Der Platz hat eine lange Geschichte. Im Jahr 1906 beschloss der damalige Gemeinderat, den unbefestigten Schulpfad zu einem Marktplatz umzugestalten. Die Fläche wurde gepflastert und mit Bäumen bepflanzt. Außerdem wurde eine Litfaßsäule aufgestellt. In der Zeit des Nationalsozialismus erfuhr der Platz eine Namensänderung. Aus Marktplatz wurde Adolf-Hitler-Platz. Dieser Name verschwand nach Kriegsende sofort wieder. Bereits vor dem Zweiten Weltkrieg hatte es Pläne gegeben, den Marktplatz zu erweitern. Es wurden entsprechende Kaufverträge geschlossen. Aber erst für den Neubau der katholischen Pfarrkirche kam es im Oktober 1960 zu Abrissen. Betroffen waren allerdings andere Häuser, und zwar die Gebäude am Marktplatz 1 und Marktplatz 3. Im Rahmen der allgemeinen Arbeiten erhielt der Marktplatz eine Kanalisierung.
Ein neues Rathaus
sollte gebaut werden
Mitte der 1960er-Jahre beabsichtigte die Gemeinde Neersen eine großzügige Neugestaltung des Marktplatzes samt dem Bau öffentlicher Gebäude. Unter anderem sollte ein neues Rathaus entstehen. Die Planung sah des Weiteren vor, den Marktplatz zu verbreitern und einen zentralen Platz von 120 mal 90 Metern Größe zu schaffen. Um diese Fläche sollten die öffentlichen Gebäude gruppiert werden. Für den angedachten Rathausneubau musste neben zwei alten Wohnhäusern auch die Knabenschule weichen. Erhalten blieb dagegen die Friedenseiche, die heute noch an ihrem Platz steht, wobei in späteren Jahren ein Steinkreis und eine teilweise Einfassung durch eine Buchenhecke erfolgten. Die gesamten Vorbereitungen in Sachen der öffentlichen Gebäude nach den Plänen eines Architekten aus Bensberg wurden allerdings nie Realität.

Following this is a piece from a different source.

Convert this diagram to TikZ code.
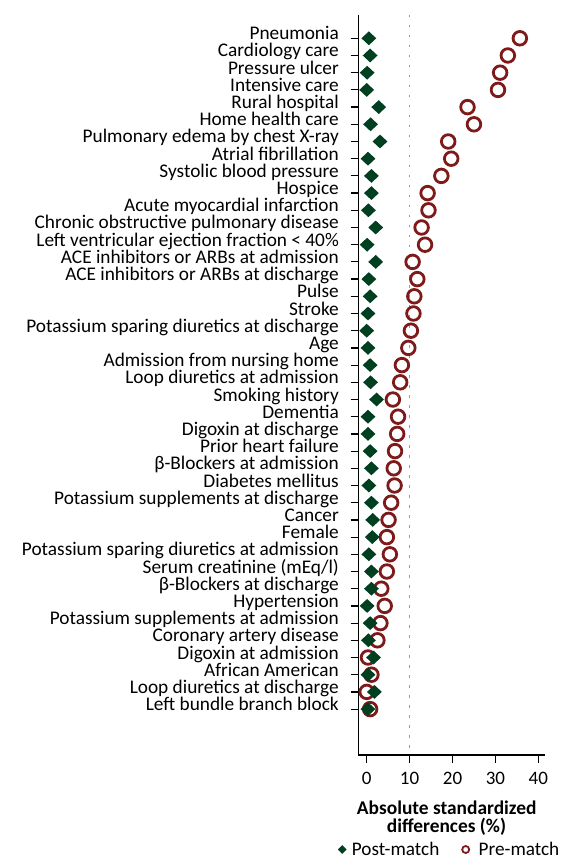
\documentclass[tikz,border=0pt]{standalone}
\usepackage{fontspec}
\setmainfont{Carlito}
\usepackage{xcolor}
\definecolor{postGreen}{HTML}{003F1F}
\definecolor{preRed}   {HTML}{7E1A1A}
\definecolor{refGray}  {HTML}{9A9A9A}
\usetikzlibrary{arrows.meta, positioning, calc, shapes.geometric}
\tikzset{
    axisline/.style={-, line width=1.4pt, black},
    tickline/.style={-, line width=1.2pt, black},
    refline/.style={-, line width=1pt, refGray, dash pattern=on 2.5pt off 7.5pt},
    rowlabel/.style={anchor=base east, inner sep=0pt,
                     font=\fontsize{19.3}{19}\selectfont},
    ticklabel/.style={anchor=north, inner sep=0pt,
                      font=\fontsize{19}{19}\selectfont},
    axistitle/.style={anchor=base, inner sep=0pt,
                      font=\fontsize{19.4}{19}\selectfont\bfseries},
    postmark/.style={diamond, fill=postGreen, minimum width=15pt,
                     minimum height=14pt, inner sep=0pt},
    premark/.style={circle, draw=preRed, line width=2.8pt,
                    minimum size=13.6pt, inner sep=0pt},
    postkey/.style={postmark, minimum width=9pt, minimum height=9pt},
    prekey/.style={premark, line width=1.8pt, minimum size=7pt},
    keylabel/.style={anchor=base west, inner sep=0pt,
                     font=\fontsize{19.2}{19}\selectfont},
}

\begin{document}
\begin{tikzpicture}[x=1pt, y=-1pt, node distance=4pt]
    \useasboundingbox (0,0) rectangle (560,858);
    % axes and the 10% reference line
    \coordinate (origin) at (358.3,755);
    \coordinate (ytop) at (358.3,15);
    \coordinate (xend) at (545,755);
    \coordinate (reftop) at (409.6,15);
    \coordinate (refbot) at (409.6,755);
    \draw[refline] (reftop) -- (refbot);
    \draw[axisline] (ytop) -- (origin) -- (xend);
    % x ticks
    \foreach \v in {0,10,20,30,40} {
        \coordinate (xt\v) at ({366.7+4.29*\v},755);
        \coordinate (xb\v) at ({366.7+4.29*\v},763);
        \draw[tickline] (xt\v) -- (xb\v);
        \node[ticklabel] (xl\v) at ({366.7+4.29*\v},772) {\v};
    }
    % rows: label / pre-match
    \foreach \name/\pre [count=\i] in {
        Pneumonia/35.7,
        Cardiology care/32.9,
        Pressure ulcer/31.1,
        Intensive care/30.6,
        Rural hospital/23.5,
        Home health care/25.0,
        Pulmonary edema by chest X-ray/19.0,
        Atrial fibrillation/19.7,
        Systolic blood pressure/17.4,
        Hospice/14.2,
        Acute myocardial infarction/14.4,
        Chronic obstructive pulmonary disease/12.8,
        {Left ventricular ejection fraction < 40\%}/13.6,
        ACE inhibitors or ARBs at admission/10.7,
        ACE inhibitors or ARBs at discharge/11.8,
        Pulse/11.1,
        Stroke/10.9,
        Potassium sparing diuretics at discharge/10.3,
        Age/9.7,
        Admission from nursing home/8.2,
        Loop diuretics at admission/7.8,
        Smoking history/6.1,
        Dementia/7.3,
        Digoxin at discharge/7.1,
        Prior heart failure/6.6,
        β-Blockers at admission/6.3,
        Diabetes mellitus/6.5,
        Potassium supplements at discharge/5.7,
        Cancer/5.1,
        Female/4.7,
        Potassium sparing diuretics at admission/5.4,
        {Serum creatinine (mEq/l)}/4.7,
        β-Blockers at discharge/3.4,
        Hypertension/4.2,
        Potassium supplements at admission/3.2,
        Coronary artery disease/2.5,
        Digoxin at admission/0.3,
        African American/1.1,
        Loop diuretics at discharge/0.0,
        Left bundle branch block/0.8} {
        \coordinate (ra\i) at (350.7,{38.3+(\i-1)*17.2});
        \coordinate (rb\i) at (358.3,{38.3+(\i-1)*17.2});
        \draw[tickline] (ra\i) -- (rb\i);
        \node[rowlabel] (lab\i) at (339,{39.8+(\i-1)*17.2}) {\name};
        \node[premark] (pre\i) at ({366.7+4.29*\pre},{38.3+(\i-1)*17.2}) {};
    }
    % post-match on top of pre-match
    \foreach \post [count=\i] in {0.5,0.8,0.1,0.0,2.8,0.9,3.1,0.3,1.1,1.1,
        0.4,2.1,0.1,2.1,0.5,0.8,0.3,0.0,0.3,0.8,0.9,2.3,0.3,0.3,0.8,1.1,
        0.5,1.1,1.4,1.3,0.5,1.1,1.1,0.1,0.8,0.4,1.6,0.3,1.8,0.3} {
        \node[postmark] (post\i) at ({366.7+4.29*\post},{38.3+(\i-1)*17.2}) {};
    }
    % axis title
    \node[axistitle] (title1) at (446.7,814) {Absolute standardized};
    \node[axistitle] (title2) at (446.5,832.7) {differences (\%)};
    % legend
    \node[postkey] (postsym) at (342.3,849.5) {};
    \node[keylabel] (posttext) at (351.7,855) {Post-match};
    \node[prekey] (presym) at (465.7,849.5) {};
    \node[keylabel] (pretext) at (478.5,855) {Pre-match};
\end{tikzpicture}
\end{document}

Die kommunale Neugliederung kam dazwischen, und statt ein neues Rathaus zu bauen, wurde das Schloss Neersen aufgebaut und saniert, um die Verwaltung aufzunehmen. Einzig das Postamt sowie das benachbarte Wohn- und Geschäftshaus wurden realisiert. Der bereits verabschiedete Bebauungsplan fand keine Berücksichtigung mehr. Die kommunale Neugliederung brachte aber noch mehr mit sich. Da es in Willich ebenfalls einen Marktplatz gab, musste Neersen den Namen abgeben. Aus dem Marktplatz wurde der Minoritenplatz. Die Fläche rückte dann nochmals in den Fokus, und zwar als zentraler Neersener Platz. Geplant war Anfang der 1980er-Jahre ein Zentrum mit Bürgerhaus für Vereinsversammlungen und rund 90 neue Wohneinheiten.
Doch auch diese Pläne lösten sich in Luft auf. Stattdessen kam der bekannte Gebäudekomplex entlang des Rothwegs mit Vollsortimenter, Apotheke und Wohnungen. 2013 erschien dann der besagte „Rote Platz“ in seiner heutigen Form, die viele Neersener den Kopf schütteln lässt.